▸ **Stated exercise**
Copy out every line exactly, passing over the pictures.
*** Collected data ***
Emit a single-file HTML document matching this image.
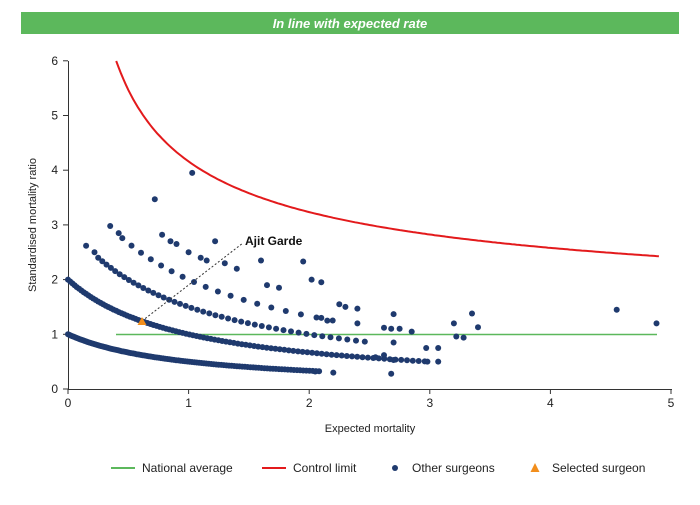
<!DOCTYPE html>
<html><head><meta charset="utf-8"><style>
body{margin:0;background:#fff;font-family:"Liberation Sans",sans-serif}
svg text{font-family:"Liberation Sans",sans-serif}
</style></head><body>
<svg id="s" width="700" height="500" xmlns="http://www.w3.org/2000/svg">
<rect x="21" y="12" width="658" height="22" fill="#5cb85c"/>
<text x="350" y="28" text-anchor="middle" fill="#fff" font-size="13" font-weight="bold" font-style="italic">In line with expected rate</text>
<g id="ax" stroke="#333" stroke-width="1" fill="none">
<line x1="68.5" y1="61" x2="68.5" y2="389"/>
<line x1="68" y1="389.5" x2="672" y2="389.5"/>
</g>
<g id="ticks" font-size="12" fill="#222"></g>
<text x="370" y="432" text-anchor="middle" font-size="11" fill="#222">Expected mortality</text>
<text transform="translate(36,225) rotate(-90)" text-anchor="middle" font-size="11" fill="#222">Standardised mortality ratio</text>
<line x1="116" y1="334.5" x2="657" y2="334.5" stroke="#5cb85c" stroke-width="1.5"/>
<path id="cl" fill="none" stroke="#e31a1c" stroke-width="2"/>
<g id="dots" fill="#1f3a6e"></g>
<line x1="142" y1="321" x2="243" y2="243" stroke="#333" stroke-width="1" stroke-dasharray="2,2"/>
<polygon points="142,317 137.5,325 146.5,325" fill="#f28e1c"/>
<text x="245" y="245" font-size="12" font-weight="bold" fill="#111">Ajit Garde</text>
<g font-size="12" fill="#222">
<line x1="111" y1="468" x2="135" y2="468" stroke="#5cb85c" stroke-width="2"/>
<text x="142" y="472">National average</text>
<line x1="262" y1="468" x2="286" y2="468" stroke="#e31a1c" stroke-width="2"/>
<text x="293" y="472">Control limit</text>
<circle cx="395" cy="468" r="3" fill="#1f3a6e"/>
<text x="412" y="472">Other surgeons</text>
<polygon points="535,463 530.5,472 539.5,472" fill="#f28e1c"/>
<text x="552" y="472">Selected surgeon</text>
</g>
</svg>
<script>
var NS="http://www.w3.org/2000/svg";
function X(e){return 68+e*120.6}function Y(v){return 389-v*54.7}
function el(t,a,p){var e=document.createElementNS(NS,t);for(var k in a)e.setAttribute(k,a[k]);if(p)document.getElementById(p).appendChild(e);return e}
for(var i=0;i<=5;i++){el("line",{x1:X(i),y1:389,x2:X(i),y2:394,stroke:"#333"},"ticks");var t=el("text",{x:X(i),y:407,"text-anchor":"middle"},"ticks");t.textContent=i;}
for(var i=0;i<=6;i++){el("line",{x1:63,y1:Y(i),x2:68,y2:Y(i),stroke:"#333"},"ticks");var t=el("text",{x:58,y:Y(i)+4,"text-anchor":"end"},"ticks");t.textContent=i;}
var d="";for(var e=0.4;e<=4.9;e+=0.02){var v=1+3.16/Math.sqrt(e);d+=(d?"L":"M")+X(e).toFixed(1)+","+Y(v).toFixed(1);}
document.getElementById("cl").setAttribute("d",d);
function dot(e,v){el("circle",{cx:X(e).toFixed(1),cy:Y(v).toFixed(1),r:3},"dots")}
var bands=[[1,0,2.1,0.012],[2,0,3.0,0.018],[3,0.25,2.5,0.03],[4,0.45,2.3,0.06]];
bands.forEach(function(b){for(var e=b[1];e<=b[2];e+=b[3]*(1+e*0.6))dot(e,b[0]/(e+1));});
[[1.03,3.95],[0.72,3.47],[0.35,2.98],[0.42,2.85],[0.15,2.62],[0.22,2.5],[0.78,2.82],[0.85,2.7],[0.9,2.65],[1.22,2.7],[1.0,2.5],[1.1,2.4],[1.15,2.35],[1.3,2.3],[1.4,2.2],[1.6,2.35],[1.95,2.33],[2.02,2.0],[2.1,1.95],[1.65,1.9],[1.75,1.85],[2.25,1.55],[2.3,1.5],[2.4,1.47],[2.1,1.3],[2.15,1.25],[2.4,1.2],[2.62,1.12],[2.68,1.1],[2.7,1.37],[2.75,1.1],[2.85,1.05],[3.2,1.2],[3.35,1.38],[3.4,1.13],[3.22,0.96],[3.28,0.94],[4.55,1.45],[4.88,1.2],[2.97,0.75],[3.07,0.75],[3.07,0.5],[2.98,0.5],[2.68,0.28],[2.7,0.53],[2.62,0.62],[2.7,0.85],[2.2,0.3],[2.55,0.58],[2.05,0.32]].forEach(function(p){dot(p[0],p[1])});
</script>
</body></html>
***
▸ **Exercise solution**
Emit a single-file HTML document matching this image.
<!DOCTYPE html>
<html><head><meta charset="utf-8"><style>
body{margin:0;background:#fff;font-family:"Liberation Sans",sans-serif}
svg text{font-family:"Liberation Sans",sans-serif}
</style></head><body>
<svg id="s" width="700" height="500" xmlns="http://www.w3.org/2000/svg">
<rect x="21" y="12" width="658" height="22" fill="#5cb85c"/>
<text x="350" y="28" text-anchor="middle" fill="#fff" font-size="13" font-weight="bold" font-style="italic">In line with expected rate</text>
<g id="ax" stroke="#333" stroke-width="1" fill="none">
<line x1="68.5" y1="61" x2="68.5" y2="389"/>
<line x1="68" y1="389.5" x2="672" y2="389.5"/>
</g>
<g id="ticks" font-size="12" fill="#222"></g>
<text x="370" y="432" text-anchor="middle" font-size="11" fill="#222">Expected mortality</text>
<text transform="translate(36,225) rotate(-90)" text-anchor="middle" font-size="11" fill="#222">Standardised mortality ratio</text>
<line x1="116" y1="334.5" x2="657" y2="334.5" stroke="#5cb85c" stroke-width="1.5"/>
<path id="cl" fill="none" stroke="#e31a1c" stroke-width="2"/>
<g id="dots" fill="#1f3a6e"></g>
<line x1="142" y1="321" x2="243" y2="243" stroke="#333" stroke-width="1" stroke-dasharray="2,2"/>
<polygon points="142,317 137.5,325 146.5,325" fill="#f28e1c"/>
<text x="245" y="245" font-size="12" font-weight="bold" fill="#111">Ajit Garde</text>
<g font-size="12" fill="#222">
<line x1="111" y1="468" x2="135" y2="468" stroke="#5cb85c" stroke-width="2"/>
<text x="142" y="472">National average</text>
<line x1="262" y1="468" x2="286" y2="468" stroke="#e31a1c" stroke-width="2"/>
<text x="293" y="472">Control limit</text>
<circle cx="395" cy="468" r="3" fill="#1f3a6e"/>
<text x="412" y="472">Other surgeons</text>
<polygon points="535,463 530.5,472 539.5,472" fill="#f28e1c"/>
<text x="552" y="472">Selected surgeon</text>
</g>
</svg>
<script>
var NS="http://www.w3.org/2000/svg";
function X(e){return 68+e*120.6}function Y(v){return 389-v*54.7}
function el(t,a,p){var e=document.createElementNS(NS,t);for(var k in a)e.setAttribute(k,a[k]);if(p)document.getElementById(p).appendChild(e);return e}
for(var i=0;i<=5;i++){el("line",{x1:X(i),y1:389,x2:X(i),y2:394,stroke:"#333"},"ticks");var t=el("text",{x:X(i),y:407,"text-anchor":"middle"},"ticks");t.textContent=i;}
for(var i=0;i<=6;i++){el("line",{x1:63,y1:Y(i),x2:68,y2:Y(i),stroke:"#333"},"ticks");var t=el("text",{x:58,y:Y(i)+4,"text-anchor":"end"},"ticks");t.textContent=i;}
var d="";for(var e=0.4;e<=4.9;e+=0.02){var v=1+3.16/Math.sqrt(e);d+=(d?"L":"M")+X(e).toFixed(1)+","+Y(v).toFixed(1);}
document.getElementById("cl").setAttribute("d",d);
function dot(e,v){el("circle",{cx:X(e).toFixed(1),cy:Y(v).toFixed(1),r:3},"dots")}
var bands=[[1,0,2.1,0.012],[2,0,3.0,0.018],[3,0.25,2.5,0.03],[4,0.45,2.3,0.06]];
bands.forEach(function(b){for(var e=b[1];e<=b[2];e+=b[3]*(1+e*0.6))dot(e,b[0]/(e+1));});
[[1.03,3.95],[0.72,3.47],[0.35,2.98],[0.42,2.85],[0.15,2.62],[0.22,2.5],[0.78,2.82],[0.85,2.7],[0.9,2.65],[1.22,2.7],[1.0,2.5],[1.1,2.4],[1.15,2.35],[1.3,2.3],[1.4,2.2],[1.6,2.35],[1.95,2.33],[2.02,2.0],[2.1,1.95],[1.65,1.9],[1.75,1.85],[2.25,1.55],[2.3,1.5],[2.4,1.47],[2.1,1.3],[2.15,1.25],[2.4,1.2],[2.62,1.12],[2.68,1.1],[2.7,1.37],[2.75,1.1],[2.85,1.05],[3.2,1.2],[3.35,1.38],[3.4,1.13],[3.22,0.96],[3.28,0.94],[4.55,1.45],[4.88,1.2],[2.97,0.75],[3.07,0.75],[3.07,0.5],[2.98,0.5],[2.68,0.28],[2.7,0.53],[2.62,0.62],[2.7,0.85],[2.2,0.3],[2.55,0.58],[2.05,0.32]].forEach(function(p){dot(p[0],p[1])});
</script>
</body></html>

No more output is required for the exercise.